Set the listing down again exactly, please, apart from its pictures.
======== Available data
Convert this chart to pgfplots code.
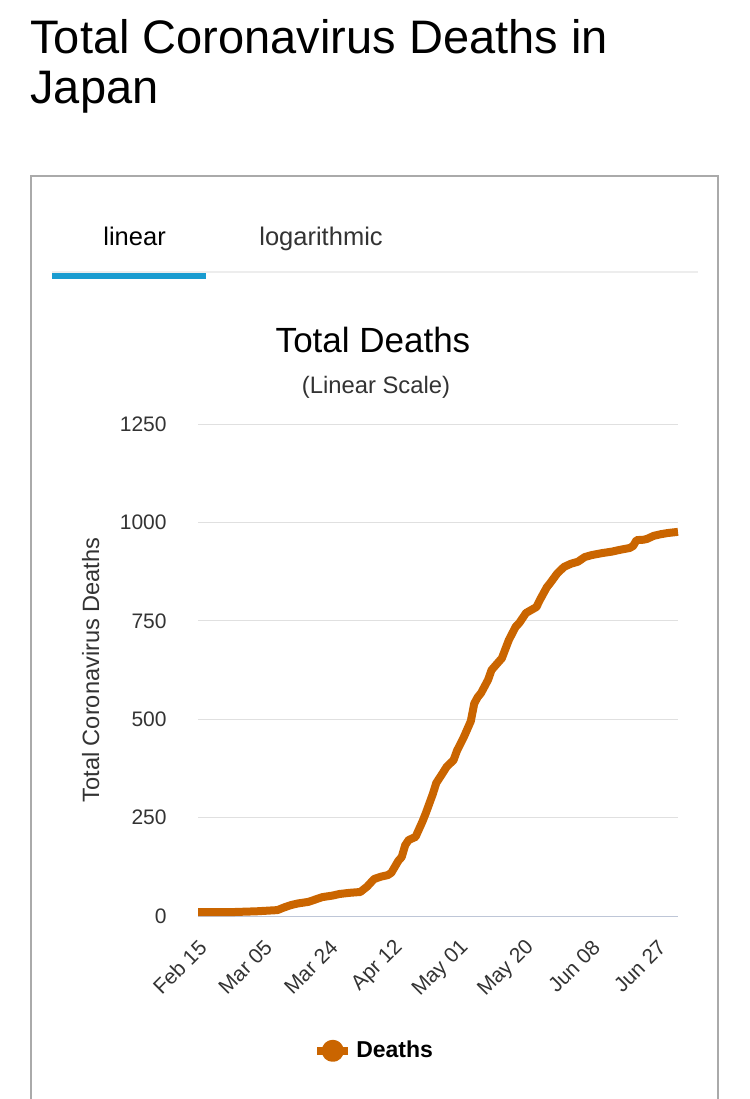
\documentclass[border=0pt]{standalone}
\usepackage{pgfplots}
\pgfplotsset{compat=1.18}
\usepackage{fontspec}
\setmainfont{Liberation Sans}
\definecolor{lineor}{RGB}{202,101,0}
\definecolor{tabblue}{RGB}{26,156,208}
\definecolor{gridc}{RGB}{224,224,224}
\definecolor{axisc}{RGB}{190,198,215}
\definecolor{boxc}{RGB}{170,170,170}
\definecolor{txt}{RGB}{51,51,51}
\begin{document}
\begin{tikzpicture}
\useasboundingbox (0,0) rectangle (375pt,-549.5pt);
\node[anchor=base west, inner sep=0pt, font=\fontsize{23.5pt}{28pt}\selectfont] at (15pt,-26.5pt) {Total Coronavirus Deaths in};
\node[anchor=base west, inner sep=0pt, font=\fontsize{23.5pt}{28pt}\selectfont] at (15pt,-51.5pt) {Japan};
\draw[boxc, line width=0.75pt] (15.5pt,-549.5pt) -- (15.5pt,-88pt) -- (359pt,-88pt) -- (359pt,-549.5pt);
\draw[black!7, line width=0.6pt] (26pt,-136pt) -- (349pt,-136pt);
\fill[tabblue] (26pt,-136.5pt) rectangle (103pt,-139.5pt);
\node[anchor=base west, inner sep=0pt, font=\fontsize{12.75pt}{15pt}\selectfont] at (51.5pt,-122.5pt) {linear};
\node[anchor=base west, inner sep=0pt, text=txt, font=\fontsize{12.75pt}{15pt}\selectfont] at (129.5pt,-122.5pt) {logarithmic};
\node[anchor=base, inner sep=0pt, font=\fontsize{17.5pt}{21pt}\selectfont] at (186.5pt,-176pt) {Total Deaths};
\node[anchor=base, inner sep=0pt, text=txt, font=\fontsize{11.9pt}{14pt}\selectfont] at (188pt,-196.5pt) {(Linear Scale)};
\begin{axis}[
  at={(99pt,-458pt)}, anchor=south west,
  scale only axis, width=240pt, height=246pt,
  xmin=0, xmax=139, ymin=0, ymax=1250,
  ytick={0,250,500,750,1000,1250},
  xtick={0,19,38,57,76,95,114,133},
  xticklabels={Feb 15,Mar 05,Mar 24,Apr 12,May 01,May 20,Jun 08,Jun 27},
  axis x line*=bottom, axis y line*=left,
  x axis line style={-, draw=axisc, line width=0.5pt},
  y axis line style={draw=none},
  major tick length=0pt,
  ymajorgrids, major grid style={gridc, line width=0.5pt},
  /pgf/number format/assume math mode=true,
  /pgf/number format/1000 sep={},
  tick label style={text=txt, font=\fontsize{10.5pt}{12pt}\selectfont},
  yticklabel style={anchor=east, inner sep=0pt, xshift=-15.5pt},
  xticklabel style={xshift=2.5pt, yshift=-14pt, rotate=45, anchor=east, inner sep=0pt},
  ylabel={Total Coronavirus Deaths},
  ylabel style={at={(axis description cs:-0.206,0.5)}, anchor=base, inner sep=0pt, text=txt, font=\fontsize{11.8pt}{14pt}\selectfont},
  clip=false,
  legend style={at={(axis description cs:0.369,-0.274)}, anchor=center, draw=none, fill=none,
    font=\bfseries\fontsize{11.5pt}{13pt}\selectfont},
  legend image code/.code={\draw[lineor, line width=4pt] (0pt,0pt) -- (15.5pt,0pt); \fill[lineor] (7.75pt,0pt) circle (3.5pt);},
]
\addplot[lineor, line width=4pt, line join=round] coordinates {
(0,10) (5,10) (10,10) (17,12) (23,15) (25,22) (27,28) (29,32) (32,36) (34,42)
(36,48) (39,52) (41,56) (44,59) (47,61) (49,75) (51,94) (53,100) (55,104) (56,110)
(58,140) (59,150) (60,180) (61,193) (63,201) (65,240) (66,262) (68,310) (69,338) (71,365)
(72,379) (74,396) (75,420) (77,455) (79,495) (80,540) (81,556) (82,567) (84,600) (85,625)
(87,645) (88,655) (90,701) (92,735) (93,744) (95,770) (96,775) (98,785) (99,803) (101,835)
(102,846) (104,870) (106,887) (108,895) (110,900) (112,912) (114,917) (117,922) (120,926) (122,930)
(125,935) (126,940) (127,955) (129,956) (130,958) (132,966) (134,970) (136,973) (139,976)
};
\addlegendentry{Deaths}
\end{axis}
\end{tikzpicture}
\end{document}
================
Answer to the problem –
Convert this chart to pgfplots code.
\documentclass[border=0pt]{standalone}
\usepackage{pgfplots}
\pgfplotsset{compat=1.18}
\usepackage{fontspec}
\setmainfont{Liberation Sans}
\definecolor{lineor}{RGB}{202,101,0}
\definecolor{tabblue}{RGB}{26,156,208}
\definecolor{gridc}{RGB}{224,224,224}
\definecolor{axisc}{RGB}{190,198,215}
\definecolor{boxc}{RGB}{170,170,170}
\definecolor{txt}{RGB}{51,51,51}
\begin{document}
\begin{tikzpicture}
\useasboundingbox (0,0) rectangle (375pt,-549.5pt);
\node[anchor=base west, inner sep=0pt, font=\fontsize{23.5pt}{28pt}\selectfont] at (15pt,-26.5pt) {Total Coronavirus Deaths in};
\node[anchor=base west, inner sep=0pt, font=\fontsize{23.5pt}{28pt}\selectfont] at (15pt,-51.5pt) {Japan};
\draw[boxc, line width=0.75pt] (15.5pt,-549.5pt) -- (15.5pt,-88pt) -- (359pt,-88pt) -- (359pt,-549.5pt);
\draw[black!7, line width=0.6pt] (26pt,-136pt) -- (349pt,-136pt);
\fill[tabblue] (26pt,-136.5pt) rectangle (103pt,-139.5pt);
\node[anchor=base west, inner sep=0pt, font=\fontsize{12.75pt}{15pt}\selectfont] at (51.5pt,-122.5pt) {linear};
\node[anchor=base west, inner sep=0pt, text=txt, font=\fontsize{12.75pt}{15pt}\selectfont] at (129.5pt,-122.5pt) {logarithmic};
\node[anchor=base, inner sep=0pt, font=\fontsize{17.5pt}{21pt}\selectfont] at (186.5pt,-176pt) {Total Deaths};
\node[anchor=base, inner sep=0pt, text=txt, font=\fontsize{11.9pt}{14pt}\selectfont] at (188pt,-196.5pt) {(Linear Scale)};
\begin{axis}[
  at={(99pt,-458pt)}, anchor=south west,
  scale only axis, width=240pt, height=246pt,
  xmin=0, xmax=139, ymin=0, ymax=1250,
  ytick={0,250,500,750,1000,1250},
  xtick={0,19,38,57,76,95,114,133},
  xticklabels={Feb 15,Mar 05,Mar 24,Apr 12,May 01,May 20,Jun 08,Jun 27},
  axis x line*=bottom, axis y line*=left,
  x axis line style={-, draw=axisc, line width=0.5pt},
  y axis line style={draw=none},
  major tick length=0pt,
  ymajorgrids, major grid style={gridc, line width=0.5pt},
  /pgf/number format/assume math mode=true,
  /pgf/number format/1000 sep={},
  tick label style={text=txt, font=\fontsize{10.5pt}{12pt}\selectfont},
  yticklabel style={anchor=east, inner sep=0pt, xshift=-15.5pt},
  xticklabel style={xshift=2.5pt, yshift=-14pt, rotate=45, anchor=east, inner sep=0pt},
  ylabel={Total Coronavirus Deaths},
  ylabel style={at={(axis description cs:-0.206,0.5)}, anchor=base, inner sep=0pt, text=txt, font=\fontsize{11.8pt}{14pt}\selectfont},
  clip=false,
  legend style={at={(axis description cs:0.369,-0.274)}, anchor=center, draw=none, fill=none,
    font=\bfseries\fontsize{11.5pt}{13pt}\selectfont},
  legend image code/.code={\draw[lineor, line width=4pt] (0pt,0pt) -- (15.5pt,0pt); \fill[lineor] (7.75pt,0pt) circle (3.5pt);},
]
\addplot[lineor, line width=4pt, line join=round] coordinates {
(0,10) (5,10) (10,10) (17,12) (23,15) (25,22) (27,28) (29,32) (32,36) (34,42)
(36,48) (39,52) (41,56) (44,59) (47,61) (49,75) (51,94) (53,100) (55,104) (56,110)
(58,140) (59,150) (60,180) (61,193) (63,201) (65,240) (66,262) (68,310) (69,338) (71,365)
(72,379) (74,396) (75,420) (77,455) (79,495) (80,540) (81,556) (82,567) (84,600) (85,625)
(87,645) (88,655) (90,701) (92,735) (93,744) (95,770) (96,775) (98,785) (99,803) (101,835)
(102,846) (104,870) (106,887) (108,895) (110,900) (112,912) (114,917) (117,922) (120,926) (122,930)
(125,935) (126,940) (127,955) (129,956) (130,958) (132,966) (134,970) (136,973) (139,976)
};
\addlegendentry{Deaths}
\end{axis}
\end{tikzpicture}
\end{document}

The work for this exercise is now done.